* _Figure scripts_:
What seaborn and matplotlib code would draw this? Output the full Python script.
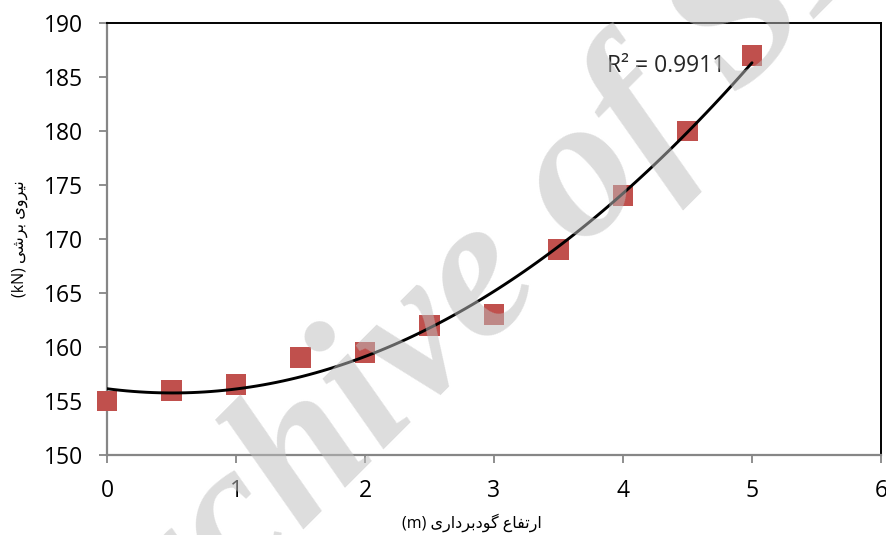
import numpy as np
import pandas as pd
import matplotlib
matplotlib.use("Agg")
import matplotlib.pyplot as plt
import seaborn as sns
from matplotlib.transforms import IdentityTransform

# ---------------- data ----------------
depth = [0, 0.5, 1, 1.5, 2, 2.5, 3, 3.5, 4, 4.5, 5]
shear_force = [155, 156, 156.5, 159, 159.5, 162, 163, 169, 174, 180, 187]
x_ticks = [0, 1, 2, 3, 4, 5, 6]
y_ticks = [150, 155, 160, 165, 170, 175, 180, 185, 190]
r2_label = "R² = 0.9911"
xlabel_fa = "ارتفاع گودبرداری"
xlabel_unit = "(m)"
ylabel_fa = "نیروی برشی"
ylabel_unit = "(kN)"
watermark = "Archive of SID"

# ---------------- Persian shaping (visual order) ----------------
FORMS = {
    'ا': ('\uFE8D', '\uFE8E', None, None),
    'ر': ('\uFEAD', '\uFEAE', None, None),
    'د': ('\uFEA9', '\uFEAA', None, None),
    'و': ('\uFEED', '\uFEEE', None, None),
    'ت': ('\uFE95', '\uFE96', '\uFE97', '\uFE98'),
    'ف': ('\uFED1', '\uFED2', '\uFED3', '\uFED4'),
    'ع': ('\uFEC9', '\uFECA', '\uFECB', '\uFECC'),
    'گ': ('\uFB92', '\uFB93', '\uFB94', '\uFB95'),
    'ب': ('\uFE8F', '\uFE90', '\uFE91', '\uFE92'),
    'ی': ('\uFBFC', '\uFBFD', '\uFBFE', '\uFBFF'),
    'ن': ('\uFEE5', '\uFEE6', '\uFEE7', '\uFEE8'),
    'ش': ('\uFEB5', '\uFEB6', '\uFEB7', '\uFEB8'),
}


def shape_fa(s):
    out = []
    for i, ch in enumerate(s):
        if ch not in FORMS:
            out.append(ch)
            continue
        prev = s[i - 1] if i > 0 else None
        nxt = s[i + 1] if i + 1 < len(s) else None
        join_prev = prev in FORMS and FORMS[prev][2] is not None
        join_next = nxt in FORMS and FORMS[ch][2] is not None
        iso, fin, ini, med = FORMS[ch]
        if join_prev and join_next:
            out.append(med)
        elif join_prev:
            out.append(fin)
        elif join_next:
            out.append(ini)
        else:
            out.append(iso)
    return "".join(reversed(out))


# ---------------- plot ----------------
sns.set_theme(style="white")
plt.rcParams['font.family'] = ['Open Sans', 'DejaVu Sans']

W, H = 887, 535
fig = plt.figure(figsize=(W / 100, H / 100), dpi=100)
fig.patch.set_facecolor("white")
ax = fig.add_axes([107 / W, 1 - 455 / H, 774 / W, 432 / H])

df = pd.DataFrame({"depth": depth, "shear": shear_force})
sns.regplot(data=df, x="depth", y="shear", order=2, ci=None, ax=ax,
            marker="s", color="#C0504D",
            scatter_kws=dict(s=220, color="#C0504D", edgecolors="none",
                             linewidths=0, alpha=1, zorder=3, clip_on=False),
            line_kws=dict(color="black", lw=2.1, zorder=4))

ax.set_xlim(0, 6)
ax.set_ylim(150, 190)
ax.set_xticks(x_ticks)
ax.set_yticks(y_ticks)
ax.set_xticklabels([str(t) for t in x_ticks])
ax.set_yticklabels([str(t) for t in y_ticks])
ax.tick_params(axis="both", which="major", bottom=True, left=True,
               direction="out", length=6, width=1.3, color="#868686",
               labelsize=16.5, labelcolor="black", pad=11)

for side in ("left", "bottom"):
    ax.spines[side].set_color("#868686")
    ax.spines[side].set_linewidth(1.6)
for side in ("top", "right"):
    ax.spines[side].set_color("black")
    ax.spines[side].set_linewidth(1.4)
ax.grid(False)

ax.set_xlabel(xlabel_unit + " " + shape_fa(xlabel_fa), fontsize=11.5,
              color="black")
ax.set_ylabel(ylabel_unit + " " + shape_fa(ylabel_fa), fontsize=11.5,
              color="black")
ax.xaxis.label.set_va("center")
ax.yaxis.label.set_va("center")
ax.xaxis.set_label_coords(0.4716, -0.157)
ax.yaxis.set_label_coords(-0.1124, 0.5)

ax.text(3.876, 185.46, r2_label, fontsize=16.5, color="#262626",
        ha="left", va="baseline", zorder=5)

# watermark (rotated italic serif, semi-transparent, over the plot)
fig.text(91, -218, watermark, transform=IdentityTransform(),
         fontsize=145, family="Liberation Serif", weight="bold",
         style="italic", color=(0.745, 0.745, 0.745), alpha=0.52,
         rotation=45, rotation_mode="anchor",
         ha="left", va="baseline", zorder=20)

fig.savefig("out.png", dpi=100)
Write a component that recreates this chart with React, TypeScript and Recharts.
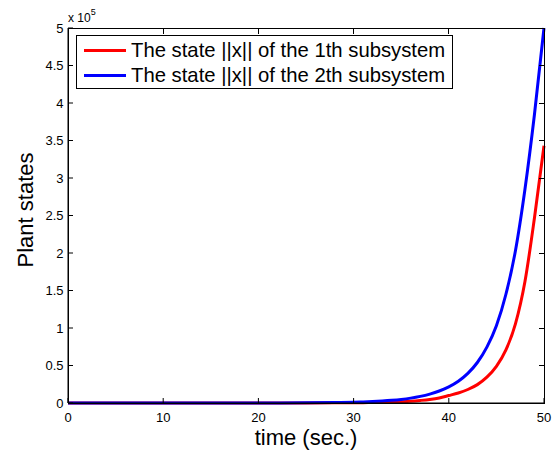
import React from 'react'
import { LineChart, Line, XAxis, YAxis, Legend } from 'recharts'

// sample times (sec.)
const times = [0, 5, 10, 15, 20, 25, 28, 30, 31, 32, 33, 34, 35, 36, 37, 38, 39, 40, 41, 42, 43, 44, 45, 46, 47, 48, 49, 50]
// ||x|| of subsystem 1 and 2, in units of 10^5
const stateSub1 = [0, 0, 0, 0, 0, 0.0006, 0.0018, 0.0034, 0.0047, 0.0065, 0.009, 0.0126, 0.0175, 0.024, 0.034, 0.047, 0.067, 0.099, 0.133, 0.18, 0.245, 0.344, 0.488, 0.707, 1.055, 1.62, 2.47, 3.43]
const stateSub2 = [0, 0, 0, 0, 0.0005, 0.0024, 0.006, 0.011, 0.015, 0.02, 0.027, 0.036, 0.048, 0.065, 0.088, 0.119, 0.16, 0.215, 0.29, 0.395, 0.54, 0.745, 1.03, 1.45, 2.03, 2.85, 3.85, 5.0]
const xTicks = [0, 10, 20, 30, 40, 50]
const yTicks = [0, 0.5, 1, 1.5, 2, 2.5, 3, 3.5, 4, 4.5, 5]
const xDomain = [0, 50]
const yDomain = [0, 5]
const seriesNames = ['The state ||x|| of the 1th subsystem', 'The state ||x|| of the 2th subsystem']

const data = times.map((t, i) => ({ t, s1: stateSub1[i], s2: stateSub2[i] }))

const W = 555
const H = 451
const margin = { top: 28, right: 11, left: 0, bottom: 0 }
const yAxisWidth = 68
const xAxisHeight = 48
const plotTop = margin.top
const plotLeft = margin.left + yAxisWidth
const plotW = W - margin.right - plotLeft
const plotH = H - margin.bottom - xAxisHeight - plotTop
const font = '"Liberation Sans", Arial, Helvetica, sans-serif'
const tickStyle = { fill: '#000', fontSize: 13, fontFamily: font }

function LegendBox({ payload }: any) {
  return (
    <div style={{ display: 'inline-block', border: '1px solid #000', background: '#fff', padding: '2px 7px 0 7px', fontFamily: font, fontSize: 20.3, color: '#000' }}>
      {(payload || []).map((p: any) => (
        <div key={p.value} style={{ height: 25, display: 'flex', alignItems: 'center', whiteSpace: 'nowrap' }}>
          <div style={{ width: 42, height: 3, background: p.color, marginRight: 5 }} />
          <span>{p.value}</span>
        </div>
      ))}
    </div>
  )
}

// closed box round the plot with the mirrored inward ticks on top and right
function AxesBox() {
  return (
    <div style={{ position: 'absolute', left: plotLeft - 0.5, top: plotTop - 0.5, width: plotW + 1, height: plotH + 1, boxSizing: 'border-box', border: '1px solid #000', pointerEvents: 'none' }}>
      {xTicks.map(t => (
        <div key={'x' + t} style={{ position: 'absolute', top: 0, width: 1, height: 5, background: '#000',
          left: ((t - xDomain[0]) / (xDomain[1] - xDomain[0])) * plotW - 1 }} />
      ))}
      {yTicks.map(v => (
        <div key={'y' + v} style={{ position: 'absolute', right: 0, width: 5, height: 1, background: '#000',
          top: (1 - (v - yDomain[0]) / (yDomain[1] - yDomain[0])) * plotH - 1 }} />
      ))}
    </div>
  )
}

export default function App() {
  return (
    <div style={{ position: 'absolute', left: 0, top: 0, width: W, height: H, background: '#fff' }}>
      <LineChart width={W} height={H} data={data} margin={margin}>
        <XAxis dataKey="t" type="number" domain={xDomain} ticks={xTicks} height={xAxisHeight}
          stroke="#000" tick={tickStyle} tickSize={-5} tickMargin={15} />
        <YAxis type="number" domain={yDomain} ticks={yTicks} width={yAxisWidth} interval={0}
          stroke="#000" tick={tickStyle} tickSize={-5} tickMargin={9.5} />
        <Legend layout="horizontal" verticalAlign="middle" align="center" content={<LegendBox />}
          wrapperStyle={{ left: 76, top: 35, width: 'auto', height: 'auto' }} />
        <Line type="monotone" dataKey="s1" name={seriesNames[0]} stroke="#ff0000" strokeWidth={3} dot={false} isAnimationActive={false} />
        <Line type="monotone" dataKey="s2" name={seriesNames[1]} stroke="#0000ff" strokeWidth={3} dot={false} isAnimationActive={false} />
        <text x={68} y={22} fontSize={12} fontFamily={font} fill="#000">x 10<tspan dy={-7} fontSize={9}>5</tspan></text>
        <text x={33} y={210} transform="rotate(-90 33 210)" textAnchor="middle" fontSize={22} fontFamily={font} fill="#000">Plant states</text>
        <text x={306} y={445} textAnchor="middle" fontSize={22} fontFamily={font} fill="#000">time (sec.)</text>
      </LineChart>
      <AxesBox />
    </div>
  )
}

* _What is required_:
Pictures are excluded: retype only the lines from the beginning of the listing above through the line with "from matplotlib.transforms import", both included.

* _Task result_:
What seaborn and matplotlib code would draw this? Output the full Python script.
import numpy as np
import pandas as pd
import matplotlib
matplotlib.use("Agg")
import matplotlib.pyplot as plt
import seaborn as sns
from matplotlib.transforms import IdentityTransform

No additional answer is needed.